ドラえもんED『あぁ いいな!』

ネット上で「ドラえもんを汚した」的な言説が多々見られるダブルユーの『あぁ いいな!』なんだけど、今更ながらこれはつんくなりの狙いがあったような気がしてきた。「なまずはうろこがない」からの急激にBPMが変わるのは場面転換じゃないだろうか。どこへの場面転換かというとドラえもんのいない世界への。これはエンディングテーマだからこそ許される荒業だ。歌詞にある「お金持ちになれたらいいな」「お城とかになってたらいいな」「また明日会えるといいな」「デートしたいな」はドラえもんがいれば叶う夢なんだけど、彼女たちはドラえもんのいない世界の住人なので、それをたやすく叶えることはできない。これって視聴者と同じ立場なんだよね。

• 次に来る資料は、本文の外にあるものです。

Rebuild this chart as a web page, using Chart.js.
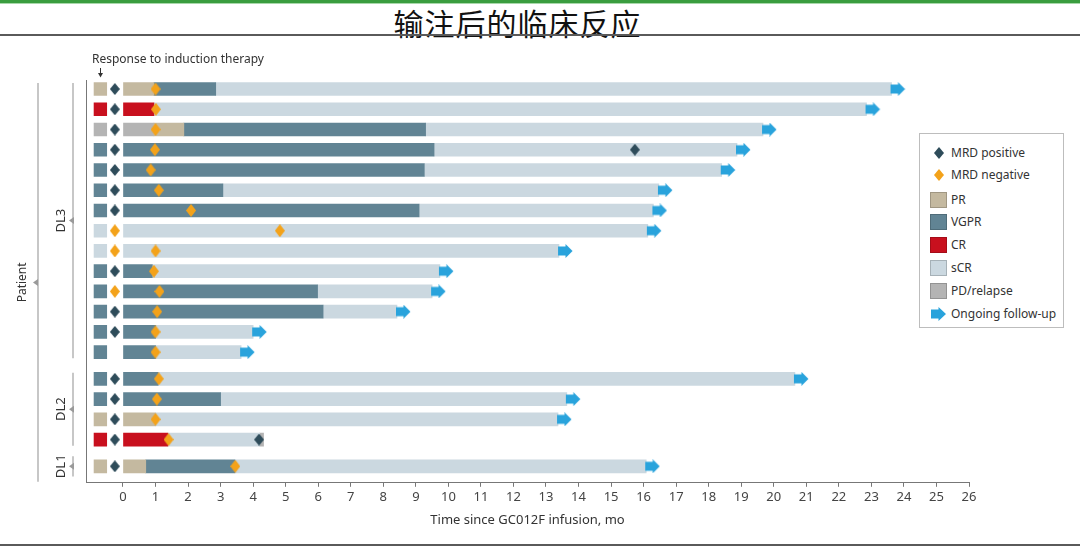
<!DOCTYPE html>
<html><head><meta charset="utf-8">
<script src="https://cdn.jsdelivr.net/npm/chart.js@4.4.1/dist/chart.umd.min.js"></script>
<style>
html,body{margin:0;padding:0;background:#fff;}
body{width:1080px;height:547px;position:relative;overflow:hidden;font-family:"Noto Sans",sans-serif;}
#c{position:absolute;left:0;top:0;width:1080px;height:547px;}
#green{position:absolute;left:0;top:0;width:1080px;height:3px;background:#3a9d3f;border-bottom:1px solid #a8d8aa;}
#title{position:absolute;left:0;width:1035px;top:7px;text-align:center;font-family:"Noto Sans CJK SC",sans-serif;font-size:30px;line-height:30px;letter-spacing:1px;color:#111;font-weight:400;}
#rule{position:absolute;left:0;top:34px;width:1080px;height:2px;background:#5a5a5a;}
#rule2{position:absolute;left:0;top:544px;width:1080px;height:2px;background:#5a5a5a;}
#legend{position:absolute;left:919px;top:133px;width:143px;height:193px;border:1px solid #bdbdbd;background:#fff;}
.li{position:absolute;left:0;height:16px;width:143px;}
.li span{position:absolute;left:31px;top:0;line-height:16px;font-size:12px;color:#333;white-space:nowrap;}
.dm{position:absolute;left:14px;top:2px;}
.sw{position:absolute;left:10px;top:0;width:15px;height:14px;border:1px solid rgba(0,0,0,0.18);}
.ar{position:absolute;left:11px;top:1px;}
</style></head><body>
<div id="green"></div>
<div id="title">输注后的临床反应</div>
<div id="rule"></div>
<div id="rule2"></div>
<canvas id="c" width="1080" height="547"></canvas>
<div id="legend">
  <div class="li" style="top:11px"><svg class="dm" width="10" height="12"><polygon points="5,0 10,6 5,12 0,6" fill="#2e4c5a"/></svg><span>MRD positive</span></div>
  <div class="li" style="top:33px"><svg class="dm" width="10" height="12"><polygon points="5,0 10,6 5,12 0,6" fill="#f3a21a"/></svg><span>MRD negative</span></div>
  <div class="li" style="top:58px"><div class="sw" style="background:#c4b9a0"></div><span>PR</span></div>
  <div class="li" style="top:80px"><div class="sw" style="background:#618494"></div><span>VGPR</span></div>
  <div class="li" style="top:103px"><div class="sw" style="background:#c8101e"></div><span>CR</span></div>
  <div class="li" style="top:126px"><div class="sw" style="background:#cbd8e0"></div><span>sCR</span></div>
  <div class="li" style="top:149px"><div class="sw" style="background:#b4b4b4"></div><span>PD/relapse</span></div>
  <div class="li" style="top:172px"><svg class="ar" width="15" height="14"><polygon points="0,2.5 7.5,2.5 7.5,0 15,7 7.5,14 7.5,11.5 0,11.5" fill="#29a3dc"/></svg><span>Ongoing follow-up</span></div>
</div>
<script>
// ---------------- data ----------------
const groupNames = ['DL3', 'DL2', 'DL1'];
const patientGroup = ['DL3','DL3','DL3','DL3','DL3','DL3','DL3','DL3','DL3','DL3','DL3','DL3','DL3','DL3',
                      'DL2','DL2','DL2','DL2','DL1'];
const inductionResponse = ['PR','CR','PD','VGPR','VGPR','VGPR','VGPR','sCR','sCR','VGPR','VGPR','VGPR','VGPR','VGPR',
                           'VGPR','VGPR','PR','CR','PR'];
const inductionMRD = ['pos','pos','pos','pos','pos','pos','pos','neg','neg','pos','neg','pos','pos',null,
                      'pos','pos','pos','pos','pos'];
// response segments after infusion: [status, start month, end month]
const responseSegments = [
  [['PR',0,0.95],['VGPR',0.95,2.85],['sCR',2.85,23.62]],
  [['CR',0,0.95],['sCR',0.95,22.85]],
  [['PD',0,0.95],['PR',0.95,1.87],['VGPR',1.87,9.3],['sCR',9.3,19.67]],
  [['VGPR',0,9.56],['sCR',9.56,18.87]],
  [['VGPR',0,9.26],['sCR',9.26,18.4]],
  [['VGPR',0,3.07],['sCR',3.07,16.47]],
  [['VGPR',0,9.1],['sCR',9.1,16.3]],
  [['sCR',0,16.13]],
  [['sCR',0,13.4]],
  [['VGPR',0,0.9],['sCR',0.9,9.74]],
  [['VGPR',0,5.98],['sCR',5.98,9.5]],
  [['VGPR',0,6.15],['sCR',6.15,8.42]],
  [['VGPR',0,1.0],['sCR',1.0,4.0]],
  [['VGPR',0,1.0],['sCR',1.0,3.63]],
  [['VGPR',0,1.08],['sCR',1.08,20.65]],
  [['VGPR',0,3.0],['sCR',3.0,13.64]],
  [['PR',0,1.0],['sCR',1.0,13.37]],
  [['CR',0,1.38],['sCR',1.38,4.2],['PD',4.2,4.32]],
  [['PR',0,0.7],['VGPR',0.7,3.44],['sCR',3.44,16.08]]
];
const mrdNegativeMonth = [1.0,1.01,1.0,0.98,0.85,1.1,2.09,4.82,1.0,0.95,1.12,1.05,1.0,1.0,1.1,1.04,1.0,1.4,3.45];
const mrdPositiveMonth = [null,null,null,15.73,null,null,null,null,null,null,null,null,null,null,null,null,null,4.18,null];
const ongoingFollowUp = [true,true,true,true,true,true,true,true,true,true,true,true,true,true,true,true,true,false,true];
const statusNames = ['PR','VGPR','CR','sCR','PD'];
const statusLabels = ['PR','VGPR','CR','sCR','PD/relapse'];
const tickValues = [0,1,2,3,4,5,6,7,8,9,10,11,12,13,14,15,16,17,18,19,20,21,22,23,24,25,26];

// ---------------- layout / style ----------------
const statusColors = {PR:'#c4b9a0', VGPR:'#618494', CR:'#c8101e', sCR:'#cbd8e0', PD:'#b4b4b4'};
const MRD_POS_COLOR = '#2e4c5a', MRD_NEG_COLOR = '#f3a21a', ARROW_COLOR = '#29a3dc';
const GROUP_GAP = 0.32;
const INDUCTION_BAR = [-0.89, -0.5];
const INDUCTION_MRD_X = -0.25;
const X_MIN = -1.137, X_MAX = 26;
const Y_MIN = -0.446, Y_MAX = 19.455;

const rowPos = patientGroup.map((g, i) => i + groupNames.indexOf(g) * GROUP_GAP);

function diamondImg(color, w, h) {
  const c = document.createElement('canvas'); c.width = w; c.height = h;
  const g = c.getContext('2d'); g.fillStyle = color;
  g.beginPath(); g.moveTo(w/2, 0); g.lineTo(w, h/2); g.lineTo(w/2, h); g.lineTo(0, h/2); g.closePath(); g.fill();
  return c;
}
function arrowImg(color) {
  const c = document.createElement('canvas'); c.width = 28; c.height = 14;
  const g = c.getContext('2d'); g.fillStyle = color;
  g.beginPath();
  g.moveTo(13, 2.5); g.lineTo(20.5, 2.5); g.lineTo(20.5, 0); g.lineTo(27.5, 7); g.lineTo(20.5, 14);
  g.lineTo(20.5, 11.5); g.lineTo(13, 11.5); g.closePath(); g.fill();
  return c;
}

const barDatasets = statusNames.map((s, si) => {
  const data = [];
  inductionResponse.forEach((r, i) => { if (r === s) data.push({x: INDUCTION_BAR.slice(), y: rowPos[i]}); });
  responseSegments.forEach((segs, i) => segs.forEach(seg => {
    if (seg[0] === s) data.push({x: [seg[1], seg[2]], y: rowPos[i]});
  }));
  return {type: 'bar', indexAxis: 'y', label: statusLabels[si], data,
    backgroundColor: statusColors[s], borderWidth: 0, barThickness: 13, grouped: false, order: 10};
});

const posPts = [], negPts = [], arrowPts = [];
inductionMRD.forEach((m, i) => {
  if (m === 'pos') posPts.push({x: INDUCTION_MRD_X, y: rowPos[i]});
  if (m === 'neg') negPts.push({x: INDUCTION_MRD_X, y: rowPos[i]});
});
mrdNegativeMonth.forEach((v, i) => { if (v !== null) negPts.push({x: v, y: rowPos[i]}); });
mrdPositiveMonth.forEach((v, i) => { if (v !== null) posPts.push({x: v, y: rowPos[i]}); });
ongoingFollowUp.forEach((o, i) => {
  if (o) { const segs = responseSegments[i]; arrowPts.push({x: segs[segs.length-1][2], y: rowPos[i]}); }
});

const posImg = diamondImg(MRD_POS_COLOR, 10, 12);
const negImg = diamondImg(MRD_NEG_COLOR, 10, 13);
const arImg = arrowImg(ARROW_COLOR);

const scatterDatasets = [
  {type: 'scatter', label: 'MRD positive', data: posPts, pointStyle: posImg, pointRadius: 6, order: 1},
  {type: 'scatter', label: 'MRD negative', data: negPts, pointStyle: negImg, pointRadius: 6, order: 1},
  {type: 'scatter', label: 'Ongoing follow-up', data: arrowPts, pointStyle: arImg, pointRadius: 6, order: 5}
];

const annot = {
  id: 'annot',
  afterDraw(chart) {
    const ctx = chart.ctx, ys = chart.scales.y, xs = chart.scales.x;
    ctx.save();
    ctx.fillStyle = '#333';
    ctx.font = '12px "Noto Sans"';
    ctx.textAlign = 'left'; ctx.textBaseline = 'middle';
    ctx.fillText('Response to induction therapy', 92, 60);
    const ax = Math.round(xs.getPixelForValue((INDUCTION_BAR[0] + INDUCTION_BAR[1]) / 2)) + 0.5;
    ctx.strokeStyle = '#333'; ctx.lineWidth = 1;
    ctx.beginPath(); ctx.moveTo(ax, 68); ctx.lineTo(ax, 75); ctx.stroke();
    ctx.beginPath(); ctx.moveTo(ax - 2.5, 73); ctx.lineTo(ax, 77.5); ctx.lineTo(ax + 2.5, 73); ctx.closePath(); ctx.fill();

    const lineCol = '#b5b5b5', triCol = '#9a9a9a';
    function tri(x, y) {
      ctx.fillStyle = triCol; ctx.beginPath();
      ctx.moveTo(x, y); ctx.lineTo(x + 5, y - 3.5); ctx.lineTo(x + 5, y + 3.5); ctx.closePath(); ctx.fill();
    }
    function vtext(t, x, y, size) {
      ctx.save(); ctx.translate(x, y); ctx.rotate(-Math.PI / 2);
      ctx.fillStyle = '#333'; ctx.font = size + 'px "Noto Sans"';
      ctx.textAlign = 'center'; ctx.textBaseline = 'middle'; ctx.fillText(t, 0, 0); ctx.restore();
    }
    let topAll = null;
    groupNames.forEach(g => {
      const idx = patientGroup.map((v, i) => v === g ? i : -1).filter(i => i >= 0);
      const first = rowPos[idx[0]], last = rowPos[idx[idx.length - 1]];
      const ext = idx.length > 1 ? 0.3 : 0.5;
      const top = ys.getPixelForValue(first - ext), bot = ys.getPixelForValue(last + ext);
      if (topAll === null) topAll = top;
      ctx.strokeStyle = lineCol; ctx.lineWidth = 1.5;
      ctx.beginPath(); ctx.moveTo(73, top); ctx.lineTo(73, bot); ctx.stroke();
      const mid = (ys.getPixelForValue(first) + ys.getPixelForValue(last)) / 2;
      tri(69, mid);
      vtext(g, 61, mid, 13);
    });
    const botAll = chart.chartArea.bottom - 1;
    ctx.strokeStyle = lineCol; ctx.lineWidth = 1.5;
    ctx.beginPath(); ctx.moveTo(38, topAll); ctx.lineTo(38, botAll); ctx.stroke();
    const pm = (topAll + botAll) / 2;
    tri(33, pm);
    vtext('Patient', 23, pm, 12);
    ctx.restore();
  }
};

Chart.defaults.font.family = '"Noto Sans", sans-serif';
new Chart(document.getElementById('c'), {
  type: 'bar',
  data: {datasets: [...scatterDatasets, ...barDatasets]},
  plugins: [annot],
  options: {
    responsive: false, animation: false, events: [],
    layout: {padding: {left: 86, right: 111, top: 80, bottom: 15}},
    plugins: {legend: {display: false}, tooltip: {enabled: false}},
    scales: {
      x: {type: 'linear', position: 'bottom', min: X_MIN, max: X_MAX, offset: false,
          afterBuildTicks: s => { s.ticks = tickValues.map(v => ({value: v})); },
          grid: {display: true, offset: false, drawOnChartArea: false, drawTicks: true, tickLength: 4, color: '#777'},
          border: {display: true, color: '#777', width: 1},
          ticks: {color: '#444', font: {size: 13}, padding: 3, autoSkip: false, maxRotation: 0},
          title: {display: true, text: 'Time since GC012F infusion, mo', color: '#333', font: {size: 13}, padding: {top: 4, bottom: 4}}},
      y: {type: 'linear', reverse: true, min: Y_MIN, max: Y_MAX, position: 'left', offset: false,
          grid: {display: false, offset: false, drawTicks: false}, ticks: {display: false},
          border: {display: true, color: '#777', width: 1}}
    }
  }
});
</script>
</body></html>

かつて『ミニハムずの愛の唄』でハム太郎、『アイーンダンスの唄』でバカ殿とのコラボレーションをやっているのだから、これも単純にドラえもんmeetsダブルユーにしてしまった方が楽だったし、ダブルユーとしても宣伝効果が得られたはずなのに、あえてそれをしなかったのは、それなりに言いたい事があったからだと思う。それは「カレーの匂いがするわ」に象徴されるような「我々の世界にドラえもんはいないけど、我々の世界にもドラえもんに描かれているようなやさしさがある」ということじゃないだろうか。深読みしすぎと言われればそれまでだが、意外と生真面目に仕事をこなすつんく氏のことだ、事前にドラえもんのエンディングだということを把握して作っていたのなら、近いことは考えていたんじゃないだろうかと想像する。